Stopes was a prominent campaigner for the implementation of policies inspired by eugenics, then not a discredited science. In her
Radiant Motherhood (1920) she called for the "sterilisation of those totally unfit for parenthood [to] be made an immediate possibility, indeed made compulsory."
She contributed a chapter manifesto to
The Control of Parenthood (1920), comprising a sort of manifesto for her circle of Eugenicists, arguing for a "utopia" to be achieved through "racial purification":
Those who are grown up in the present active generations, the matured and hardened, with all their weaknesses and flaws, cannot do very much, though they may do something with themselves. They can, however, study the conditions under which they came into being, discover where lie the chief sources of defect, and eliminate those sources of defect from the coming generation so as to remove from those who are still to be born the needless burdens the race has carried.

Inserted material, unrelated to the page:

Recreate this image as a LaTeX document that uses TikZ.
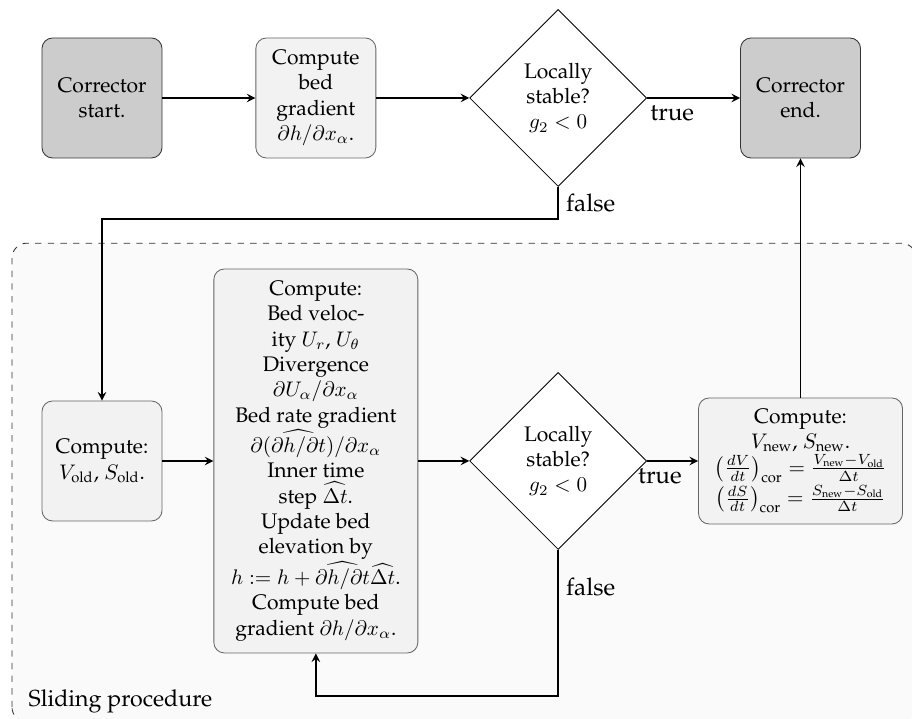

However, in this tract, she argues that the leading causes of "racial degeneration" are "overcrowding" and sexually transmitted disease (ibid, p. 211). It concludes somewhat vaguely, that racial consciousness needs to be increased so that, "women of all classes [may] have the fear and dread of undesired maternity removed from them ..." to usher in the promised utopia, described throughout. (ibid, p. 221)
She also bemoaned the abolition of child labour for the lower classes:
"Crushed by the burden of taxation which they have not the resources to meet and to provide for children also: crushed by the national cost of the too numerous children of those who do not contribute to the public funds by taxation, yet who recklessly bring forth from an inferior stock individuals who are not self-supporting, the middle and superior artisan classes have, without perceiving it, come almost to take the position of that ancient slave population."
In 1935 Stopes attended the International Congress for Population Science in Berlin, held under the Nazi regime. She was more than once accused of being anti-Semitic by other pioneers of the birth control movement such as Havelock Ellis.
As came to public attention years later, she was a personal as well as political devotee of Adolf Hitler:
“Dear Herr Hitler, Love is the greatest thing in the world: so will you accept from me these (poems) that you may allow the young people of your nation to have them?” These gushing words from an ardent fan (she was lucky Unity Mitford did not scratch her eyes out) were written in August 1939, just a month before this country went to war with Nazi Germany, by Marie Stopes [...]
After her son Harry married a myopic woman, Stopes cut him out of her will. The daughter-in-law—Mary Eyre Wallis, later Mary Stopes-Roe—was the daughter of the noted engineer Barnes Wallis. Stopes reasoned that prospective grandchildren might inherit the condition.
Supporters of Stopes generally concede that she made such remarks, but argue that they should be read in their historical context.
Following the death of Marie Stopes in 1958, a large part of her personal fortune went to the Eugenics Society.